2. When I connect the iPod from the front USB port, the amp takes ages to recognise a command from the remote. Such as changing tracks of going back to play list. It’s very slow and sluggish.

At times the song will change but on the amp display it still shows the last song. Sometimes it freezes and works after like 5 mins.

The amp was an ex-demo. Not sure if this is relevant. Also, it is under warranty.

Any help will be greatly appreciated.

Cheers


----------



## Shori (Apr 30, 2013)

Anyone...


----------



## MrAngles (May 1, 2012)

I turn mine up to -13 for normal movie viewing. I have gone as high as -2 to really blast the room, but I could never watch a full movie that way. Maybe you like your movies louder than I do or your speakers are not quite as efficient. I can tell you that in general though that games on the PS3 are a lot louder than video discs. It's always annoyed me.

Can't help you on the ipod stuff, I've never touched the stuff. If I get a chance I'll steal my wife's iphone and see if it's sluggish for me too, but I can't make any promises, she's pretty much always playing bingo on that thing.


----------



## lcaillo (May 2, 2006)

What model speakers are they and/or what is their efficiency? 

How many speakers are you using?

It is common for games to be louder.

I cannot think of any reason for the slow activity with the iPod interface. I would contact Denon tech support to see what they might have to say. The receiver may not be compatible with the version of the iPod you have.


----------



## ericzim (Jun 24, 2012)

I have the Denon 1612 and had to do some post Audyssey tweaks to the levels of each channel. After words I adjusted the input source level of each device to same db levels using a meter and set HDMI control to ON for ARC. It's an exceptional AVR once you have everything tweaked.


----------



## hjones4841 (Jan 21, 2009)

Shori said:


> Anyone...


Some Denon models have individual level controls for each input.

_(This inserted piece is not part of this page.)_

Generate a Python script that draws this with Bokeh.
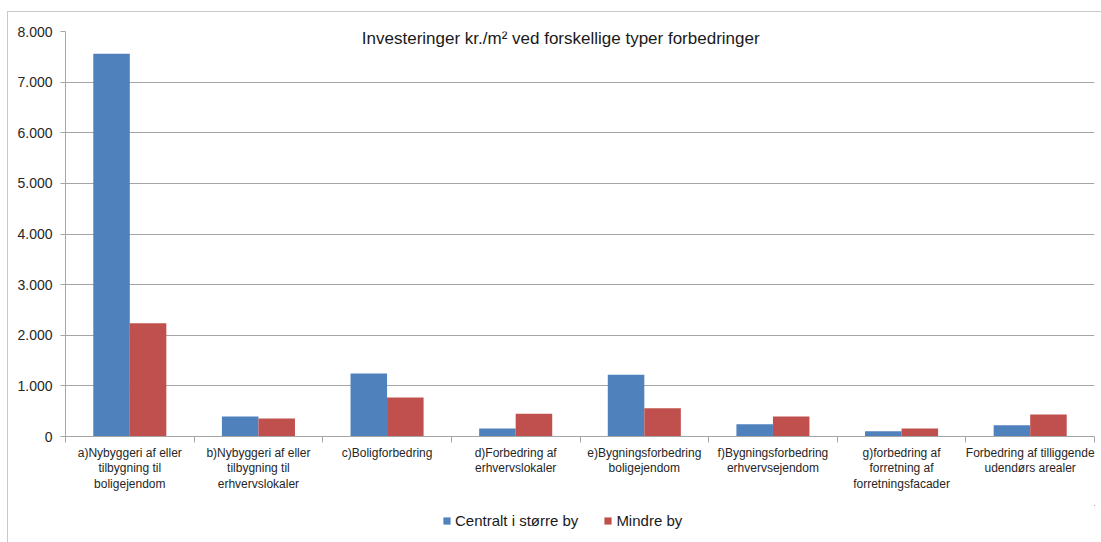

I don't remember where that is on the setup menu, but you should be able to poke around and find it. If that had been changed while on demo, that could easily be the problem.

Have you tried a microprocessor reset? That could fix the problem also, but it will wipe out any settings you have, including Audyssey - you will have to re-run it.


----------



## RTS100x5 (Sep 12, 2009)

Sorry your having some issues with your Denon .... Have you tried to update the firmware ???:huh:


----------



## Shori (Apr 30, 2013)

Hi guys,

Thanks for all the inputs. 

I think I need to update the firmware for my Denon. We have a 3rd Gen Ipod. My guess is as someone mentioned it was an ex-demo model. It might be that the firmware is not updated. 

Will try that and update you all.

Cheers


----------



## MrAngles (May 1, 2012)

I was watching Romeo Must Die from the actual disc the other day and I had to turn the volume up to zero to get a decent volume level. Just thought I'd throw that in the mix, some movies just have their levels set lower than others, and in general, movies played from discs on the PS3 have a lower volume than played from a mediaserver, and games are even louder.


----------